▸ **What is needed**: Output nothing but the lines from the one with "What seaborn and" through the one with "linewidth=3.4, ax=ax, zorder=3)", including both. Leave the pictures out of the copy.

▸ **The data**:

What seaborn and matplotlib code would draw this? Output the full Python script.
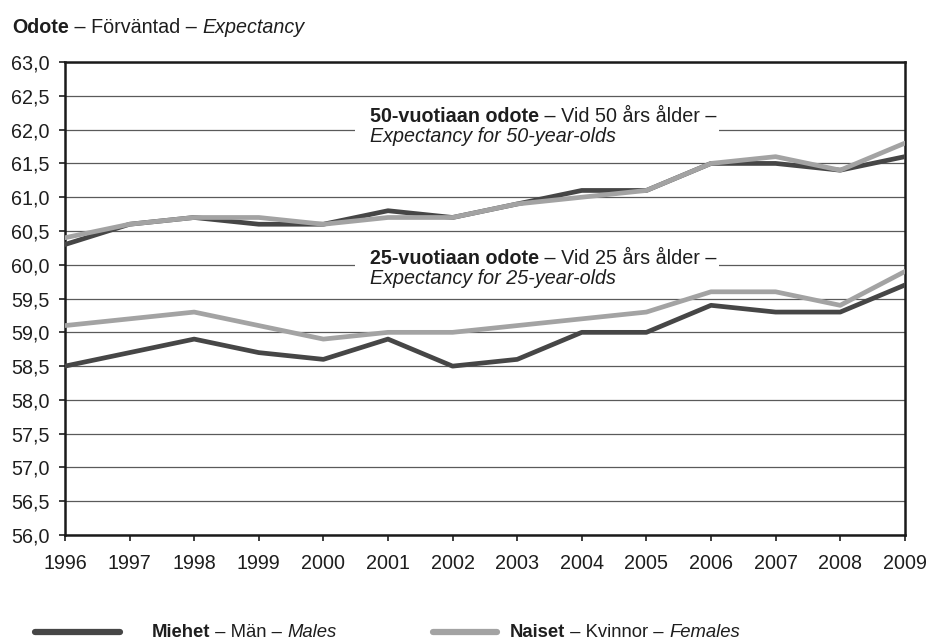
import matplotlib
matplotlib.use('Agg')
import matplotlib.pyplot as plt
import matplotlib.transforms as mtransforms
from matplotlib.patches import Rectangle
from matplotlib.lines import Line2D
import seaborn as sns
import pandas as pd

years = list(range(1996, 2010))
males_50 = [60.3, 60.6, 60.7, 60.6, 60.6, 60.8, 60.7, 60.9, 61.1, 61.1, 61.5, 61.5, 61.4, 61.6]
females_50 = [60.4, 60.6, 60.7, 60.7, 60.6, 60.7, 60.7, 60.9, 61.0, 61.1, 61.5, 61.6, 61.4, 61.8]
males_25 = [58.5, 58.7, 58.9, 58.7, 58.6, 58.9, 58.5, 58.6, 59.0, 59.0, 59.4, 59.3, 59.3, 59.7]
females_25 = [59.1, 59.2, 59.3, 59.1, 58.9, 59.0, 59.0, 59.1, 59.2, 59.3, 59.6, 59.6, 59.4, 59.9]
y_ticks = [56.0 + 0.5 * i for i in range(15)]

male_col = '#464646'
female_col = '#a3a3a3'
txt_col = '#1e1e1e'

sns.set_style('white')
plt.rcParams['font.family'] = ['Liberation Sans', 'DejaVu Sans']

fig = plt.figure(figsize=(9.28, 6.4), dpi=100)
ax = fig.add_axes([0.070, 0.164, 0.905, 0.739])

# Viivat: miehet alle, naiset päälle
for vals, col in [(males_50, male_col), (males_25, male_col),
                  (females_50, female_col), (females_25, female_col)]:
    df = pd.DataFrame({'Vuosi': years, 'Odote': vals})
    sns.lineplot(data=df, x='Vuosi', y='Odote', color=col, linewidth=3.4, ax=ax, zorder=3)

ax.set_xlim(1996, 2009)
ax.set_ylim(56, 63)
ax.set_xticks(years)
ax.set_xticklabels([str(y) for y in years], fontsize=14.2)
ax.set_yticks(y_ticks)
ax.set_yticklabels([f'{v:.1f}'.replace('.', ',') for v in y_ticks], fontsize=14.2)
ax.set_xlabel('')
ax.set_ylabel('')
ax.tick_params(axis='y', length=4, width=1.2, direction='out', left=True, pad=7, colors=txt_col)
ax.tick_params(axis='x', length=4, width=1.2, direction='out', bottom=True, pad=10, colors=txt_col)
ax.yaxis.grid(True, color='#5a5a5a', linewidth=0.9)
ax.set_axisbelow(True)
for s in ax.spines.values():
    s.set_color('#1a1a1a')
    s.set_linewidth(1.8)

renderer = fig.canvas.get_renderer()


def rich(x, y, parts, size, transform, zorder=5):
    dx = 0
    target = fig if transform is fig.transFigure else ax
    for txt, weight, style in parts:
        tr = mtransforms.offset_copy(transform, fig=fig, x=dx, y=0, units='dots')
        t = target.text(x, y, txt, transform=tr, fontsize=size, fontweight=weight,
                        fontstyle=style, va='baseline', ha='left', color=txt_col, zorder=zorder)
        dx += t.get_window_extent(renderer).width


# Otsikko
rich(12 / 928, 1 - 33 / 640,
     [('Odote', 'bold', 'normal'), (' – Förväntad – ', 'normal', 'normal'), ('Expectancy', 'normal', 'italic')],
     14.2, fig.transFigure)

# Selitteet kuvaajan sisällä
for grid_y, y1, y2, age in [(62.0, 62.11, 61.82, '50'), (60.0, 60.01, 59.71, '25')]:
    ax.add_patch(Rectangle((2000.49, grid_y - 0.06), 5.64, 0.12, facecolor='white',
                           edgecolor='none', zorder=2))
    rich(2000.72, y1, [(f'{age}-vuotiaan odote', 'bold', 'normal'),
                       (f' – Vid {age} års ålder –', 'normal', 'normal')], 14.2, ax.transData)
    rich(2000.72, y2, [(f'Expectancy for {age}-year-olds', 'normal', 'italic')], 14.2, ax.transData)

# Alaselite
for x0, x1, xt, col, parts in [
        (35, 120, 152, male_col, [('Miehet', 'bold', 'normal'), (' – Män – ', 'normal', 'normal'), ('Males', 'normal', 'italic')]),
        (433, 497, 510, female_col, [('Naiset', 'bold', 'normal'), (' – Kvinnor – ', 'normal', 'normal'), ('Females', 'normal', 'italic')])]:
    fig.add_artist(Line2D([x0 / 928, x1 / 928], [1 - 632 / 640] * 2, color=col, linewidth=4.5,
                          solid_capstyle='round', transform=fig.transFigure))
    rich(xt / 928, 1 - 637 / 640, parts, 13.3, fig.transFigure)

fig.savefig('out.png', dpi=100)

==

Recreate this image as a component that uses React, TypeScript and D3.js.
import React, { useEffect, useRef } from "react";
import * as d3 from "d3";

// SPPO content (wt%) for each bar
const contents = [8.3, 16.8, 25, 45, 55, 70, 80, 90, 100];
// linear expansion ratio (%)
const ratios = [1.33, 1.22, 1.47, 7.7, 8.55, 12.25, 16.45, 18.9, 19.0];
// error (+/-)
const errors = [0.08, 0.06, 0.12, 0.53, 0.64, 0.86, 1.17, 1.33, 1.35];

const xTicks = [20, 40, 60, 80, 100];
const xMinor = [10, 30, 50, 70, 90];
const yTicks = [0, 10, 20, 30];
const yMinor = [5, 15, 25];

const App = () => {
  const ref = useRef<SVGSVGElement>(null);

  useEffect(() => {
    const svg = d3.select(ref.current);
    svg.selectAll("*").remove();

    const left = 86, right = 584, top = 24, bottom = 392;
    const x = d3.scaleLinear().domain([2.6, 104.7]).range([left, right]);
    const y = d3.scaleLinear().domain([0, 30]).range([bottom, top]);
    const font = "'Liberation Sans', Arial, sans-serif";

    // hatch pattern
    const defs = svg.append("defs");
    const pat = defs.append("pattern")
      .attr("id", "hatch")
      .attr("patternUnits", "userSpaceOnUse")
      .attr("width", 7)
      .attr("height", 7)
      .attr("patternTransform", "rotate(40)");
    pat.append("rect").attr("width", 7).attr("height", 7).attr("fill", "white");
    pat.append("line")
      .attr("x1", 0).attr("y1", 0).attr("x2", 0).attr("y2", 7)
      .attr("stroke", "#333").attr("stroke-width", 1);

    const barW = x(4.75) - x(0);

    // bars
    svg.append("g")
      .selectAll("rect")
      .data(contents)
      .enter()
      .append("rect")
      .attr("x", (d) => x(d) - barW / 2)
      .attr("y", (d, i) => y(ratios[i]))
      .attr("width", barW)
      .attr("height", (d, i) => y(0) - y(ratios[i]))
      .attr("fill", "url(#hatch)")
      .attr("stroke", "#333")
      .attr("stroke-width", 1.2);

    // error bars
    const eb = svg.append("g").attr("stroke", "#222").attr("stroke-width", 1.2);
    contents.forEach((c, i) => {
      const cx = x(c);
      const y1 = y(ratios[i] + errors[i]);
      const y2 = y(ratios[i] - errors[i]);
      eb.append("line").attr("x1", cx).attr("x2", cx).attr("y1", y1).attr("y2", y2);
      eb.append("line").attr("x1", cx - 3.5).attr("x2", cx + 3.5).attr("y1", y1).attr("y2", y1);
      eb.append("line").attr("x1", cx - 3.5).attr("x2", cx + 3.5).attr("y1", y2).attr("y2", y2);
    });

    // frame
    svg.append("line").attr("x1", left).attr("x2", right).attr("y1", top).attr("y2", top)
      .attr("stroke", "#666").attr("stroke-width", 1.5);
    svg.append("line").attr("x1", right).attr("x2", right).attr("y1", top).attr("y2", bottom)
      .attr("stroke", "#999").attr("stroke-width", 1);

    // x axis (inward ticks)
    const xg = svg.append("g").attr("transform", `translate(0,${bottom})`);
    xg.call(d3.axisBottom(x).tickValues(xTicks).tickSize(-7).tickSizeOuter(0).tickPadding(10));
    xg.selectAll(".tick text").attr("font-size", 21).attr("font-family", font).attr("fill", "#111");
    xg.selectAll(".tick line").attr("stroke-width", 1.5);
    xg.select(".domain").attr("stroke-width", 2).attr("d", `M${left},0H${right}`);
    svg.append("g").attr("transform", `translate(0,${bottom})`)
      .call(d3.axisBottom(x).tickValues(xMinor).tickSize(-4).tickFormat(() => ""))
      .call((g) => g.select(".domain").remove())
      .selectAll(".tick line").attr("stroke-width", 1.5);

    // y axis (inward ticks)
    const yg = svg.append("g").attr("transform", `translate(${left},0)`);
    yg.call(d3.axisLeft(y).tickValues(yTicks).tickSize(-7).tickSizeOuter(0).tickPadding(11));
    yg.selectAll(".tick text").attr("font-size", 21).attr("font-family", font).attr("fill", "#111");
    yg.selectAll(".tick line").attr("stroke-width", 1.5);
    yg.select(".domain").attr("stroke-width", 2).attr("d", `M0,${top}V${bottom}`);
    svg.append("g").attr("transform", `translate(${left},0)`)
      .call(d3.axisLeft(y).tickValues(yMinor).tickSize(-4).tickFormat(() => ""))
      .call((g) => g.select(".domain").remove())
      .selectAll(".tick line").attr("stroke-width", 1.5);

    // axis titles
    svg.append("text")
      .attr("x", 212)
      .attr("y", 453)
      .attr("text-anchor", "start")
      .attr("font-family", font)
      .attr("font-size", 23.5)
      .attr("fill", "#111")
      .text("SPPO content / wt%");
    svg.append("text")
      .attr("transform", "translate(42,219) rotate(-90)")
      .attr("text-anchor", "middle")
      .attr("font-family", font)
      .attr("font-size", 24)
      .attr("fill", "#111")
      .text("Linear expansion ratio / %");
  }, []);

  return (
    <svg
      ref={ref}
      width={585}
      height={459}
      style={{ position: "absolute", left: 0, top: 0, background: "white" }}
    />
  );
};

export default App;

▸ **Answer below**:
What seaborn and matplotlib code would draw this? Output the full Python script.
import matplotlib
matplotlib.use('Agg')
import matplotlib.pyplot as plt
import matplotlib.transforms as mtransforms
from matplotlib.patches import Rectangle
from matplotlib.lines import Line2D
import seaborn as sns
import pandas as pd

years = list(range(1996, 2010))
males_50 = [60.3, 60.6, 60.7, 60.6, 60.6, 60.8, 60.7, 60.9, 61.1, 61.1, 61.5, 61.5, 61.4, 61.6]
females_50 = [60.4, 60.6, 60.7, 60.7, 60.6, 60.7, 60.7, 60.9, 61.0, 61.1, 61.5, 61.6, 61.4, 61.8]
males_25 = [58.5, 58.7, 58.9, 58.7, 58.6, 58.9, 58.5, 58.6, 59.0, 59.0, 59.4, 59.3, 59.3, 59.7]
females_25 = [59.1, 59.2, 59.3, 59.1, 58.9, 59.0, 59.0, 59.1, 59.2, 59.3, 59.6, 59.6, 59.4, 59.9]
y_ticks = [56.0 + 0.5 * i for i in range(15)]

male_col = '#464646'
female_col = '#a3a3a3'
txt_col = '#1e1e1e'

sns.set_style('white')
plt.rcParams['font.family'] = ['Liberation Sans', 'DejaVu Sans']

fig = plt.figure(figsize=(9.28, 6.4), dpi=100)
ax = fig.add_axes([0.070, 0.164, 0.905, 0.739])

# Viivat: miehet alle, naiset päälle
for vals, col in [(males_50, male_col), (males_25, male_col),
                  (females_50, female_col), (females_25, female_col)]:
    df = pd.DataFrame({'Vuosi': years, 'Odote': vals})
    sns.lineplot(data=df, x='Vuosi', y='Odote', color=col, linewidth=3.4, ax=ax, zorder=3)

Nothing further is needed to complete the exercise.